PROVIDED RECORDS |
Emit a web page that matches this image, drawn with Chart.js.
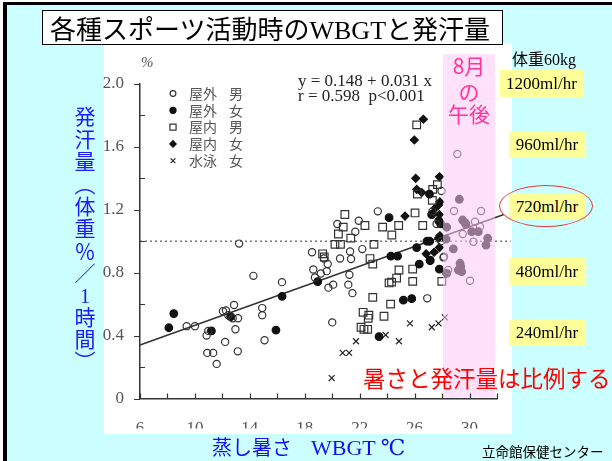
<!DOCTYPE html>
<html lang="ja">
<head>
<meta charset="utf-8">
<title>各種スポーツ活動時のWBGTと発汗量</title>
<script src="https://cdn.jsdelivr.net/npm/chart.js@4.4.1/dist/chart.umd.min.js"></script>
<style>
  body { margin: 0; }
  #page { position: relative; width: 612px; height: 461px; background: #fff; overflow: hidden;
          font-family: "Noto Sans CJK JP", sans-serif; }
  .frame { position: absolute; left: 3px; top: 2px; right: 0; bottom: 0;
           border-left: 4px solid #000; border-top: 3px solid #000; background: #ccffff; }
  .panel { position: absolute; left: 104px; top: 44px; width: 408px; height: 390px; background: #fff; }
  canvas { position: absolute; left: 0; top: 0; }
  .txt { position: absolute; white-space: nowrap; line-height: 1; }
  .serif { font-family: "Liberation Serif", "DejaVu Serif", serif; }
  .title { position: absolute; left: 42px; top: 10px; width: 461px; height: 35px; box-sizing: border-box;
           border: 1px solid #000; background: #fff; font-size: 26px; line-height: 33px; padding-left: 7px; white-space: nowrap; }
  .ybox { position: absolute; background: #ffff99; font-family: "Liberation Serif", serif; font-size: 17px;
          display: flex; align-items: center; justify-content: center; color: #000; }
  .ytitle { position: absolute; left: 74px; top: 106px; writing-mode: vertical-rl; font-size: 21px;
            letter-spacing: 1.4px; line-height: 1; color: #1a1aff; }
  .afternoon { position: absolute; left: 443px; width: 52px; text-align: center; color: #ff3399; font-size: 21px; line-height: 1; }
</style>
</head>
<body>
<div id="page">
  <div class="frame"></div>
  <div class="panel"></div>
  <canvas id="wbgt" width="612" height="461"></canvas>

  <div class="title">各種スポーツ活動時の<span class="serif">WBGT</span>と発汗量</div>

  <div class="txt serif" style="left:141px;top:55px;font-size:15px;font-style:italic;color:#555">%</div>
  <div class="txt serif" style="left:298px;top:72px;font-size:17px;color:#222">y = 0.148 + 0.031 x</div>
  <div class="txt serif" style="left:298px;top:87px;font-size:17px;color:#222">r = 0.598&nbsp;&nbsp;p&lt;0.001</div>

  <div class="afternoon" style="top:55px">8月</div>
  <div class="afternoon" style="top:81px">の</div>
  <div class="afternoon" style="top:103px">午後</div>

  <div class="txt" style="left:512px;top:50px;font-size:16px;color:#000">体重<span class="serif">60kg</span></div>
  <div class="ybox" style="left:500px;top:70px;width:83px;height:27px">1200ml/hr</div>
  <div class="ybox" style="left:509px;top:132px;width:76px;height:26px">960ml/hr</div>
  <div class="ybox" style="left:509px;top:194px;width:76px;height:26px">720ml/hr</div>
  <div class="ybox" style="left:509px;top:258px;width:76px;height:27px">480ml/hr</div>
  <div class="ybox" style="left:509px;top:320px;width:76px;height:26px">240ml/hr</div>
  <div style="position:absolute;left:499px;top:185px;width:94px;height:42px;border:1px solid #e8393b;border-radius:50%;box-sizing:border-box"></div>

  <div class="ytitle">発汗量（体重％／<span class="serif" style="text-combine-upright:all">1</span>時間）</div>

  <div class="txt" style="left:363px;top:366px;font-size:22.5px;color:#ff0000">暑さと発汗量は比例する</div>
  <div class="txt" style="left:212px;top:437px;font-size:20px;color:#1111ee">蒸し暑さ<span class="serif" style="font-size:22px;margin-left:19px">WBGT ℃</span></div>
  <div class="txt" style="left:482px;top:445px;font-size:13.5px;color:#000">立命館保健センター</div>
</div>

<script>
// WBGT (deg C) vs sweat rate (% body weight per hour)
const outdoorMale = [
  [9.4,0.46],[10.0,0.46],[10.85,0.40],[10.97,0.43],[10.9,0.29],[11.33,0.29],[11.58,0.22],
  [12.04,0.555],[12.26,0.56],[12.43,0.53],[12.75,0.51],[12.85,0.595],[13.14,0.51],[13.22,0.985],
  [12.95,0.44],[12.2,0.36],[13.12,0.30],[14.26,0.78],[14.9,0.575],[14.9,0.53],[15.07,0.37],
  [16.34,0.74],[18.53,0.93],[18.62,0.82],[18.74,0.77],[19.17,0.795],[19.6,0.81],[19.67,0.855],
  [19.4,0.89],[19.72,0.705],[20.07,0.724],[20.37,1.11],[20.57,0.89],[21.3,0.935],[21.37,0.887],
  [21.25,0.787],[21.17,0.724],[21.47,0.67],[21.68,1.06],[21.93,1.13],[22.19,0.95],[23.32,1.19],
  [20.0,0.484],[26.92,0.637],[27.93,1.0],[27.3,1.19],[27.96,1.32],[27.6,1.11],[28.1,0.897],
  [29.11,1.555],[28.87,1.192],[30.84,1.192],[30.4,1.124],[29.5,1.046],[30.76,1.093],[30.28,0.997],
  [28.14,0.902],[28.45,0.817],[30.03,0.749]
];
const outdoorFemale = [
  [8.1,0.45],[8.46,0.54],[11.2,0.43],[12.6,0.52],[15.9,0.435],[16.35,0.65],[18.94,0.743],
  [24.14,1.15],[24.27,0.905],[24.76,0.905],[25.18,0.625],[25.79,0.635],[26.34,0.855],[27.13,0.876],
  [27.8,0.823],[23.41,0.394],[27.08,1.30],[27.24,1.17],[27.76,1.13],[27.9,1.11],[26.15,0.96],
  [27.13,0.88],[26.9,1.0],[27.1,1.0],
  [29.26,1.267],[29.5,1.135],[29.67,1.118],[29.74,1.108],[30.16,1.061],[30.64,1.061],[31.32,1.019],
  [31.2,0.976],[28.82,0.951],[28.29,1.014],[29.31,0.86],[29.36,0.838],[29.18,0.817],[29.43,0.806],
  [28.34,0.796],[28.34,1.089]
];
const indoorMale = [
  [19.3,0.92],[19.42,0.90],[20.2,0.98],[20.6,0.98],[20.45,1.046],[21.35,1.02],[20.92,1.17],[20.8,1.09],
  [22.38,1.10],[23.67,1.09],[24.84,1.10],[24.34,1.04],[23.04,0.98],[22.75,0.89],[22.95,0.855],[24.86,0.817],
  [24.69,0.766],[24.14,0.735],[24.32,0.74],[25.86,0.823],[25.86,0.745],[27.98,0.745],[22.95,0.643],[24.25,0.60],
  [22.25,0.548],[22.67,0.53],[22.62,0.51],[23.77,0.523],[22.1,0.453],[22.31,0.44],[22.58,0.44],
  [26.15,1.74],[26.2,1.30],[27.32,1.33],[27.66,1.36],[27.29,1.26],[26.03,1.18],[26.59,1.10]
];
const indoorFemale = [
  [26.08,1.40],[26.64,1.776],[25.98,1.644],[27.81,1.41],[26.15,1.33],[26.52,1.31],[27.74,1.23],
  [27.84,1.25],[27.49,1.21],[25.3,1.16],[27.84,1.035],[26.84,0.92],[27.42,0.93],[27.81,0.96],
  [27.74,1.02],[27.8,1.17]
];
const swimFemale = [
  [23.89,0.404],[25.66,0.478],[27.25,0.453],[27.74,0.478],[28.2,0.516],[21.73,0.364],[24.86,0.364],
  [20.76,0.29],[21.23,0.29],[19.96,0.13]
];
const seriesPlace = ['屋外', '屋外', '屋内', '屋内', '水泳'];
const seriesSex = ['男', '女', '男', '女', '女'];

const fitLine = [[6, 0.34], [32.5, 1.17]];
const refLine = [[6, 1.0], [33.0, 1.0]];
const afternoonBand = [28.07, 31.86];   // 8月の午後

const xTickLabels = ['6', '10', '14', '18', '22', '26', '30'];
const yTickLabels = ['0', '0.4', '0.8', '1.2', '1.6', '2.0'];

const pts = arr => arr.map(([x, y]) => ({ x, y }));

const markerSeries = [
  { data: outdoorMale, pointStyle: 'circle', pointRadius: 3.6, borderColor: '#333', backgroundColor: 'rgba(0,0,0,0)' },
  { data: outdoorFemale, pointStyle: 'circle', pointRadius: 3.8, borderColor: '#111', backgroundColor: '#111' },
  { data: indoorMale, pointStyle: 'rect', pointRadius: 5.4, borderColor: '#333', backgroundColor: 'rgba(0,0,0,0)' },
  { data: indoorFemale, pointStyle: 'rectRot', pointRadius: 4.0, borderColor: '#111', backgroundColor: '#111' },
  { data: swimFemale, pointStyle: 'crossRot', pointRadius: 4.2, borderColor: '#222', backgroundColor: '#222' }
];

const datasets = markerSeries.map((s, i) => ({
  label: seriesPlace[i] + seriesSex[i],
  data: pts(s.data),
  pointStyle: s.pointStyle,
  pointRadius: s.pointRadius,
  borderColor: s.borderColor,
  backgroundColor: s.backgroundColor,
  borderWidth: 1.2,
  showLine: false,
  clip: false
}));

datasets.push({
  label: 'fit', data: pts(fitLine), showLine: true, pointRadius: 0,
  borderColor: '#333', borderWidth: 1.5, clip: false
});
datasets.push({
  label: 'ref', data: pts(refLine), showLine: true, pointRadius: 0,
  borderColor: '#777', borderWidth: 1.3, borderDash: [2, 3], clip: false
});

// pink overlay for August afternoons, drawn over the marks
const bandPlugin = {
  id: 'afternoonBand',
  afterDatasetsDraw(chart) {
    const { ctx, scales: { x, y } } = chart;
    const left = x.getPixelForValue(afternoonBand[0]);
    const right = x.getPixelForValue(afternoonBand[1]);
    const top = y.getPixelForValue(2.19);
    const bottom = y.getPixelForValue(0) - 1;
    ctx.save();
    ctx.fillStyle = 'rgba(255,200,245,0.55)';
    ctx.fillRect(left, top, right - left, bottom - top);
    ctx.restore();
  }
};

// inside ticks + in-plot legend
const decoPlugin = {
  id: 'deco',
  afterDraw(chart) {
    const { ctx, scales: { x, y } } = chart;
    ctx.save();
    ctx.strokeStyle = '#333';
    ctx.lineWidth = 1.2;
    ctx.beginPath();
    x.ticks.forEach(t => {
      const px = Math.round(x.getPixelForValue(t.value)) + 0.5;
      ctx.moveTo(px, y.bottom);
      ctx.lineTo(px, y.bottom - 5);
    });
    y.ticks.forEach(t => {
      const py = Math.round(y.getPixelForValue(t.value)) + 0.5;
      if (t.label) {
        ctx.moveTo(x.left - 6, py);
        ctx.lineTo(x.left, py);
      } else {
        ctx.moveTo(x.left, py);
        ctx.lineTo(x.left + 5, py);
      }
    });
    ctx.stroke();

    markerSeries.forEach((s, i) => {
      const ly = 93.5 + i * 16.8;
      ctx.fillStyle = s.backgroundColor;
      ctx.strokeStyle = s.borderColor;
      ctx.lineWidth = 1.2;
      Chart.helpers.drawPoint(ctx, {
        pointStyle: s.pointStyle, radius: s.pointRadius * 0.8, borderWidth: 1.2, rotation: 0
      }, 173, ly);
      ctx.fillStyle = '#555';
      ctx.font = '14px "Noto Sans CJK JP"';
      ctx.textBaseline = 'middle';
      ctx.fillText(seriesPlace[i], 189, ly);
      ctx.fillText(seriesSex[i], 229, ly);
    });
    ctx.restore();
  }
};

const labelFor = (list, v) => list.find(l => Math.abs(parseFloat(l) - v) < 1e-6) || '';

new Chart(document.getElementById('wbgt'), {
  type: 'scatter',
  data: { datasets },
  plugins: [bandPlugin, decoPlugin],
  options: {
    responsive: false,
    animation: false,
    events: [],
    layout: { padding: { left: 100, right: 115, top: 84, bottom: 32.5 } },
    plugins: { legend: { display: false }, tooltip: { enabled: false } },
    scales: {
      x: {
        type: 'linear', min: 6, max: 32,
        afterFit: s => { s.height = 30; },
        grid: { display: false },
        border: { display: true, color: '#333', width: 1.5 },
        ticks: {
          stepSize: 2, includeBounds: false, padding: 12, maxRotation: 0, autoSkip: false,
          color: '#555', font: { family: '"Liberation Serif", serif', size: 17 },
          callback: v => labelFor(xTickLabels, v)
        }
      },
      y: {
        type: 'linear', min: 0, max: 2.0,
        afterFit: s => { s.width = 40; },
        grid: { display: false },
        border: { display: true, color: '#333', width: 1.5 },
        ticks: {
          stepSize: 0.2, padding: 8, autoSkip: false,
          color: '#555', font: { family: '"Liberation Serif", serif', size: 17 },
          callback: v => labelFor(yTickLabels, v)
        }
      }
    }
  }
});
</script>
</body>
</html>
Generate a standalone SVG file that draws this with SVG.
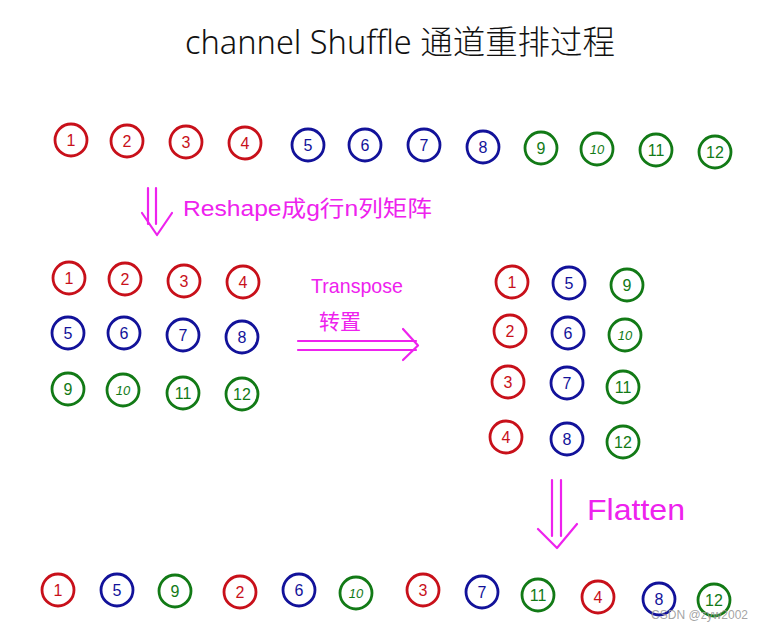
<svg xmlns="http://www.w3.org/2000/svg" width="763" height="632" viewBox="0 0 763 632">
<style>
  circle{fill:none;stroke-width:2.8}
  .r circle{stroke:#c8101a}
  .b circle{stroke:#12129a}
  .g circle{stroke:#127a16}
  .n{font-family:"Liberation Sans","Noto Sans",sans-serif;font-size:16px;text-anchor:middle;dominant-baseline:central}
  .r text{fill:#c8101a}
  .b text{fill:#12129a}
  .g text{fill:#127a16}
  .s{font-size:13px;font-style:italic}
  .m{fill:none;stroke:#ee22ee;stroke-width:2.2;stroke-linecap:round;stroke-linejoin:round}
  .lbl{font-family:"Liberation Sans","Noto Sans CJK SC",sans-serif;fill:#ee22ee}
</style>
<rect width="763" height="632" fill="#ffffff"/>
<text x="400" y="54" text-anchor="middle" font-family="'Noto Sans','Noto Sans CJK SC',sans-serif" font-size="33" font-weight="300" fill="#111" textLength="430" lengthAdjust="spacingAndGlyphs">channel Shuffle 通道重排过程</text>

<g id="top-row">
  <g id="t1" class="r"><circle cx="71" cy="140" r="16"/><text class="n" x="71" y="140">1</text></g>
  <g id="t2" class="r"><circle cx="127" cy="141" r="16"/><text class="n" x="127" y="141">2</text></g>
  <g id="t3" class="r"><circle cx="186" cy="142" r="16"/><text class="n" x="186" y="142">3</text></g>
  <g id="t4" class="r"><circle cx="245" cy="143" r="16"/><text class="n" x="245" y="143">4</text></g>
  <g id="t5" class="b"><circle cx="308" cy="145" r="16"/><text class="n" x="308" y="145">5</text></g>
  <g id="t6" class="b"><circle cx="365" cy="145" r="16"/><text class="n" x="365" y="145">6</text></g>
  <g id="t7" class="b"><circle cx="424" cy="145" r="16"/><text class="n" x="424" y="145">7</text></g>
  <g id="t8" class="b"><circle cx="483" cy="147" r="16"/><text class="n" x="483" y="147">8</text></g>
  <g id="t9" class="g"><circle cx="541" cy="148" r="16"/><text class="n" x="541" y="148">9</text></g>
  <g id="t10" class="g"><circle cx="597" cy="149" r="16"/><text class="n s" x="597" y="149">10</text></g>
  <g id="t11" class="g"><circle cx="656" cy="150" r="16"/><text class="n" x="656" y="150">11</text></g>
  <g id="t12" class="g"><circle cx="715" cy="152" r="16"/><text class="n" x="715" y="152">12</text></g>
</g>

<g id="grid-left">
  <g id="a1" class="r"><circle cx="69" cy="278" r="16"/><text class="n" x="69" y="278">1</text></g>
  <g id="a2" class="r"><circle cx="125" cy="279" r="16"/><text class="n" x="125" y="279">2</text></g>
  <g id="a3" class="r"><circle cx="184" cy="281" r="16"/><text class="n" x="184" y="281">3</text></g>
  <g id="a4" class="r"><circle cx="243" cy="282" r="16"/><text class="n" x="243" y="282">4</text></g>
  <g id="a5" class="b"><circle cx="68" cy="333" r="16"/><text class="n" x="68" y="333">5</text></g>
  <g id="a6" class="b"><circle cx="124" cy="333" r="16"/><text class="n" x="124" y="333">6</text></g>
  <g id="a7" class="b"><circle cx="183" cy="335" r="16"/><text class="n" x="183" y="335">7</text></g>
  <g id="a8" class="b"><circle cx="242" cy="337" r="16"/><text class="n" x="242" y="337">8</text></g>
  <g id="a9" class="g"><circle cx="68" cy="389" r="16"/><text class="n" x="68" y="389">9</text></g>
  <g id="a10" class="g"><circle cx="123" cy="390" r="16"/><text class="n s" x="123" y="390">10</text></g>
  <g id="a11" class="g"><circle cx="183" cy="393" r="16"/><text class="n" x="183" y="393">11</text></g>
  <g id="a12" class="g"><circle cx="242" cy="394" r="16"/><text class="n" x="242" y="394">12</text></g>
</g>

<g id="grid-right">
  <g id="b1" class="r"><circle cx="512" cy="282" r="16"/><text class="n" x="512" y="282">1</text></g>
  <g id="b2" class="r"><circle cx="510" cy="331" r="16"/><text class="n" x="510" y="331">2</text></g>
  <g id="b3" class="r"><circle cx="508" cy="382" r="16"/><text class="n" x="508" y="382">3</text></g>
  <g id="b4" class="r"><circle cx="506" cy="437" r="16"/><text class="n" x="506" y="437">4</text></g>
  <g id="b5" class="b"><circle cx="569" cy="283" r="16"/><text class="n" x="569" y="283">5</text></g>
  <g id="b6" class="b"><circle cx="568" cy="333" r="16"/><text class="n" x="568" y="333">6</text></g>
  <g id="b7" class="b"><circle cx="567" cy="383" r="16"/><text class="n" x="567" y="383">7</text></g>
  <g id="b8" class="b"><circle cx="567" cy="439" r="16"/><text class="n" x="567" y="439">8</text></g>
  <g id="b9" class="g"><circle cx="627" cy="285" r="16"/><text class="n" x="627" y="285">9</text></g>
  <g id="b10" class="g"><circle cx="625" cy="335" r="16"/><text class="n s" x="625" y="335">10</text></g>
  <g id="b11" class="g"><circle cx="623" cy="387" r="16"/><text class="n" x="623" y="387">11</text></g>
  <g id="b12" class="g"><circle cx="623" cy="442" r="16"/><text class="n" x="623" y="442">12</text></g>
</g>

<g id="bottom-row">
  <g id="c1" class="r"><circle cx="58" cy="590" r="16"/><text class="n" x="58" y="590">1</text></g>
  <g id="c5" class="b"><circle cx="117" cy="590" r="16"/><text class="n" x="117" y="590">5</text></g>
  <g id="c9" class="g"><circle cx="175" cy="591" r="16"/><text class="n" x="175" y="591">9</text></g>
  <g id="c2" class="r"><circle cx="240" cy="592" r="16"/><text class="n" x="240" y="592">2</text></g>
  <g id="c6" class="b"><circle cx="299" cy="590" r="16"/><text class="n" x="299" y="590">6</text></g>
  <g id="c10" class="g"><circle cx="356" cy="593" r="16"/><text class="n s" x="356" y="593">10</text></g>
  <g id="c3" class="r"><circle cx="423" cy="590" r="16"/><text class="n" x="423" y="590">3</text></g>
  <g id="c7" class="b"><circle cx="482" cy="592" r="16"/><text class="n" x="482" y="592">7</text></g>
  <g id="c11" class="g"><circle cx="538" cy="595" r="16"/><text class="n" x="538" y="595">11</text></g>
  <g id="c4" class="r"><circle cx="598" cy="597" r="16"/><text class="n" x="598" y="597">4</text></g>
  <g id="c8" class="b"><circle cx="659" cy="599" r="16"/><text class="n" x="659" y="599">8</text></g>
  <g id="c12" class="g"><circle cx="714" cy="600" r="16"/><text class="n" x="714" y="600">12</text></g>
</g>

<g id="connectors">
  <g id="reshape-arrow">
    <path class="m" d="M148 188V224M156 188V224M142 213L157 235L172 213"/>
  </g>
  <g id="transpose-arrow">
    <path class="m" d="M298 341H416M298 350H416M403 329L418 345.5L403 360"/>
  </g>
  <g id="flatten-arrow">
    <path class="m" d="M552 480V536M561 480V536M538 529L557 548L577 524"/>
  </g>
</g>

<text class="lbl" x="183" y="216" font-size="22" textLength="249" lengthAdjust="spacingAndGlyphs">Reshape成g行n列矩阵</text>
<text class="lbl" x="311" y="293" font-size="21" textLength="92" lengthAdjust="spacingAndGlyphs">Transpose</text>
<text class="lbl" x="319" y="329" font-size="21">转置</text>
<text class="lbl" x="587" y="520" font-size="30" textLength="98" lengthAdjust="spacingAndGlyphs">Flatten</text>

<text x="748" y="619" text-anchor="end" font-family="'Liberation Sans',sans-serif" font-size="12" fill="#999" fill-opacity="0.9">CSDN @zyw2002</text>
</svg>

PROMPT |
Leaving the pictures out, write out exactly the lines from the line containing "Generate a standalone" through the line containing "Sans','Noto Sans CJK", both included.

RESPONSE TO THIS EXERCISE |
Generate a standalone SVG file that draws this with SVG.
<svg xmlns="http://www.w3.org/2000/svg" width="763" height="632" viewBox="0 0 763 632">
<style>
  circle{fill:none;stroke-width:2.8}
  .r circle{stroke:#c8101a}
  .b circle{stroke:#12129a}
  .g circle{stroke:#127a16}
  .n{font-family:"Liberation Sans","Noto Sans",sans-serif;font-size:16px;text-anchor:middle;dominant-baseline:central}
  .r text{fill:#c8101a}
  .b text{fill:#12129a}
  .g text{fill:#127a16}
  .s{font-size:13px;font-style:italic}
  .m{fill:none;stroke:#ee22ee;stroke-width:2.2;stroke-linecap:round;stroke-linejoin:round}
  .lbl{font-family:"Liberation Sans","Noto Sans CJK SC",sans-serif;fill:#ee22ee}
</style>
<rect width="763" height="632" fill="#ffffff"/>
<text x="400" y="54" text-anchor="middle" font-family="'Noto Sans','Noto Sans CJK SC',sans-serif" font-size="33" font-weight="300" fill="#111" textLength="430" lengthAdjust="spacingAndGlyphs">channel Shuffle 通道重排过程</text>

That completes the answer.